begin
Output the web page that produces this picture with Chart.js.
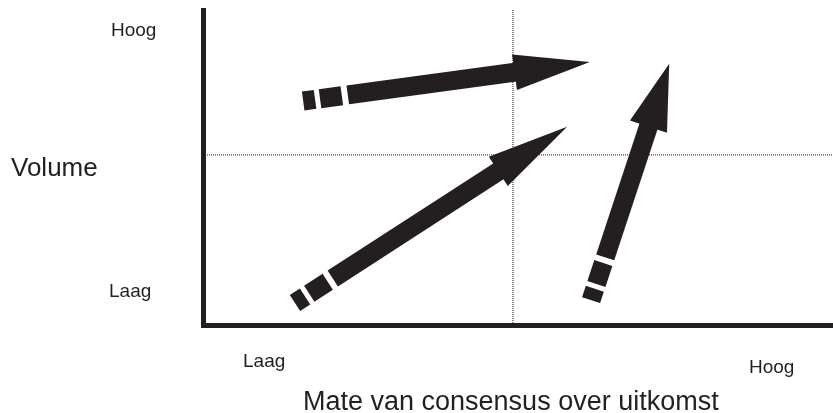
<!DOCTYPE html>
<html>
<head>
<meta charset="utf-8">
<style>
  html, body { margin: 0; padding: 0; background: #ffffff; }
  #wrap { width: 833px; height: 413px; }
</style>
<script src="https://cdn.jsdelivr.net/npm/chart.js@4/dist/chart.umd.min.js"></script>
</head>
<body>
<div id="wrap"><canvas id="c" width="833" height="413"></canvas></div>
<script>
// ---- Data (in axis units 0..100) ----
const arrowNames = ['Arrow top', 'Arrow diagonal', 'Arrow steep'];
const arrowStartX = [15.9, 14.6, 61.6];
const arrowStartY = [71.1, 7.0, 7.9];
const arrowEndX = [61.4, 57.8, 74.0];
const arrowEndY = [83.5, 62.9, 82.9];
const dividerX = [49.2];
const dividerY = [54.0];
const xTickLabels = ['Laag', 'Hoog'];
const yTickLabels = ['Laag', 'Hoog'];
const xAxisTitle = 'Mate van consensus over uitkomst';
const yAxisTitle = 'Volume';

// ---- Styles ----
const INK = '#231f20';
const headLens = [76, 82, 66];
const headHalf = [18, 17.5, 19.5];
const shaftHalf = 9.5;

const arrowPlugin = {
  id: 'arrows',
  afterDatasetsDraw(chart) {
    const ctx = chart.ctx;
    const xs = chart.scales.x, ys = chart.scales.y;
    ctx.save();
    ctx.fillStyle = INK;
    for (let i = 0; i < arrowStartX.length; i++) {
      const sx = xs.getPixelForValue(arrowStartX[i]);
      const sy = ys.getPixelForValue(arrowStartY[i]);
      const ex = xs.getPixelForValue(arrowEndX[i]);
      const ey = ys.getPixelForValue(arrowEndY[i]);
      const dx = ex - sx, dy = ey - sy;
      const len = Math.hypot(dx, dy);
      const ux = dx / len, uy = dy / len;
      const nx = -uy, ny = ux;
      const P = (t, w) => [sx + ux * t + nx * w, sy + uy * t + ny * w];
      const quad = (t0, t1) => {
        const a = P(t0, -shaftHalf), b = P(t1, -shaftHalf), c = P(t1, shaftHalf), d = P(t0, shaftHalf);
        ctx.beginPath();
        ctx.moveTo(a[0], a[1]); ctx.lineTo(b[0], b[1]); ctx.lineTo(c[0], c[1]); ctx.lineTo(d[0], d[1]);
        ctx.closePath(); ctx.fill();
      };
      const L = headLens[i], H = headHalf[i];
      quad(0, 12);
      quad(17, 39);
      quad(45, len - L + 1);
      const b1 = P(len - L, -H), b2 = P(len - L, H);
      ctx.beginPath();
      ctx.moveTo(b1[0], b1[1]); ctx.lineTo(ex, ey); ctx.lineTo(b2[0], b2[1]);
      ctx.closePath(); ctx.fill();
    }
    ctx.restore();
  }
};

const textPlugin = {
  id: 'texts',
  afterDraw(chart) {
    const ctx = chart.ctx;
    ctx.save();
    ctx.fillStyle = INK;
    ctx.textBaseline = 'alphabetic';
    ctx.textAlign = 'left';
    ctx.font = '19px "Liberation Sans", Arial, sans-serif';
    ctx.fillText(yTickLabels[1], 111, 36);
    ctx.fillText(yTickLabels[0], 109, 297);
    ctx.fillText(xTickLabels[0], 243, 367);
    ctx.fillText(xTickLabels[1], 749, 373);
    ctx.font = '26px "Liberation Sans", Arial, sans-serif';
    ctx.fillText(yAxisTitle, 11, 176);
    ctx.font = '27px "Liberation Sans", Arial, sans-serif';
    ctx.fillText(xAxisTitle, 303, 410);
    ctx.restore();
  }
};

const dotted = {
  borderColor: '#1a1a1a',
  borderWidth: 1,
  borderDash: [1, 1],
  pointRadius: 0,
  fill: false,
  showLine: true
};

new Chart(document.getElementById('c'), {
  type: 'scatter',
  data: {
    datasets: [
      Object.assign({ label: 'divider x', data: [{ x: dividerX[0], y: 0 }, { x: dividerX[0], y: 100 }] }, dotted),
      Object.assign({ label: 'divider y', data: [{ x: 0, y: dividerY[0] }, { x: 100, y: dividerY[0] }] }, dotted)
    ]
  },
  options: {
    responsive: false,
    animation: false,
    events: [],
    layout: { padding: { left: 203, right: 0, top: 10, bottom: 88 } },
    plugins: { legend: { display: false }, tooltip: { enabled: false }, title: { display: false } },
    scales: {
      x: {
        type: 'linear', min: 0, max: 100,
        grid: { display: false, drawTicks: false },
        ticks: { display: false },
        border: { display: true, width: 5, color: INK },
        afterFit(s) { s.height = 0; }
      },
      y: {
        type: 'linear', min: 0, max: 100,
        grid: { display: false, drawTicks: false },
        ticks: { display: false },
        border: { display: true, width: 5, color: INK },
        afterFit(s) { s.width = 0; }
      }
    }
  },
  plugins: [arrowPlugin, textPlugin]
});
</script>
</body>
</html>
end
Output the data exactly. Pictures don't belong in the result.

Output the web page that produces this picture with Chart.js.
<!DOCTYPE html>
<html>
<head>
<meta charset="utf-8">
<style>
  html, body { margin: 0; padding: 0; background: #ffffff; }
  #wrap { width: 833px; height: 413px; }
</style>
<script src="https://cdn.jsdelivr.net/npm/chart.js@4/dist/chart.umd.min.js"></script>
</head>
<body>
<div id="wrap"><canvas id="c" width="833" height="413"></canvas></div>
<script>
// ---- Data (in axis units 0..100) ----
const arrowNames = ['Arrow top', 'Arrow diagonal', 'Arrow steep'];
const arrowStartX = [15.9, 14.6, 61.6];
const arrowStartY = [71.1, 7.0, 7.9];
const arrowEndX = [61.4, 57.8, 74.0];
const arrowEndY = [83.5, 62.9, 82.9];
const dividerX = [49.2];
const dividerY = [54.0];
const xTickLabels = ['Laag', 'Hoog'];
const yTickLabels = ['Laag', 'Hoog'];
const xAxisTitle = 'Mate van consensus over uitkomst';
const yAxisTitle = 'Volume';

// ---- Styles ----
const INK = '#231f20';
const headLens = [76, 82, 66];
const headHalf = [18, 17.5, 19.5];
const shaftHalf = 9.5;

const arrowPlugin = {
  id: 'arrows',
  afterDatasetsDraw(chart) {
    const ctx = chart.ctx;
    const xs = chart.scales.x, ys = chart.scales.y;
    ctx.save();
    ctx.fillStyle = INK;
    for (let i = 0; i < arrowStartX.length; i++) {
      const sx = xs.getPixelForValue(arrowStartX[i]);
      const sy = ys.getPixelForValue(arrowStartY[i]);
      const ex = xs.getPixelForValue(arrowEndX[i]);
      const ey = ys.getPixelForValue(arrowEndY[i]);
      const dx = ex - sx, dy = ey - sy;
      const len = Math.hypot(dx, dy);
      const ux = dx / len, uy = dy / len;
      const nx = -uy, ny = ux;
      const P = (t, w) => [sx + ux * t + nx * w, sy + uy * t + ny * w];
      const quad = (t0, t1) => {
        const a = P(t0, -shaftHalf), b = P(t1, -shaftHalf), c = P(t1, shaftHalf), d = P(t0, shaftHalf);
        ctx.beginPath();
        ctx.moveTo(a[0], a[1]); ctx.lineTo(b[0], b[1]); ctx.lineTo(c[0], c[1]); ctx.lineTo(d[0], d[1]);
        ctx.closePath(); ctx.fill();
      };
      const L = headLens[i], H = headHalf[i];
      quad(0, 12);
      quad(17, 39);
      quad(45, len - L + 1);
      const b1 = P(len - L, -H), b2 = P(len - L, H);
      ctx.beginPath();
      ctx.moveTo(b1[0], b1[1]); ctx.lineTo(ex, ey); ctx.lineTo(b2[0], b2[1]);
      ctx.closePath(); ctx.fill();
    }
    ctx.restore();
  }
};

const textPlugin = {
  id: 'texts',
  afterDraw(chart) {
    const ctx = chart.ctx;
    ctx.save();
    ctx.fillStyle = INK;
    ctx.textBaseline = 'alphabetic';
    ctx.textAlign = 'left';
    ctx.font = '19px "Liberation Sans", Arial, sans-serif';
    ctx.fillText(yTickLabels[1], 111, 36);
    ctx.fillText(yTickLabels[0], 109, 297);
    ctx.fillText(xTickLabels[0], 243, 367);
    ctx.fillText(xTickLabels[1], 749, 373);
    ctx.font = '26px "Liberation Sans", Arial, sans-serif';
    ctx.fillText(yAxisTitle, 11, 176);
    ctx.font = '27px "Liberation Sans", Arial, sans-serif';
    ctx.fillText(xAxisTitle, 303, 410);
    ctx.restore();
  }
};

const dotted = {
  borderColor: '#1a1a1a',
  borderWidth: 1,
  borderDash: [1, 1],
  pointRadius: 0,
  fill: false,
  showLine: true
};

new Chart(document.getElementById('c'), {
  type: 'scatter',
  data: {
    datasets: [
      Object.assign({ label: 'divider x', data: [{ x: dividerX[0], y: 0 }, { x: dividerX[0], y: 100 }] }, dotted),
      Object.assign({ label: 'divider y', data: [{ x: 0, y: dividerY[0] }, { x: 100, y: dividerY[0] }] }, dotted)
    ]
  },
  options: {
    responsive: false,
    animation: false,
    events: [],
    layout: { padding: { left: 203, right: 0, top: 10, bottom: 88 } },
    plugins: { legend: { display: false }, tooltip: { enabled: false }, title: { display: false } },
    scales: {
      x: {
        type: 'linear', min: 0, max: 100,
        grid: { display: false, drawTicks: false },
        ticks: { display: false },
        border: { display: true, width: 5, color: INK },
        afterFit(s) { s.height = 0; }
      },
      y: {
        type: 'linear', min: 0, max: 100,
        grid: { display: false, drawTicks: false },
        ticks: { display: false },
        border: { display: true, width: 5, color: INK },
        afterFit(s) { s.width = 0; }
      }
    }
  },
  plugins: [arrowPlugin, textPlugin]
});
</script>
</body>
</html>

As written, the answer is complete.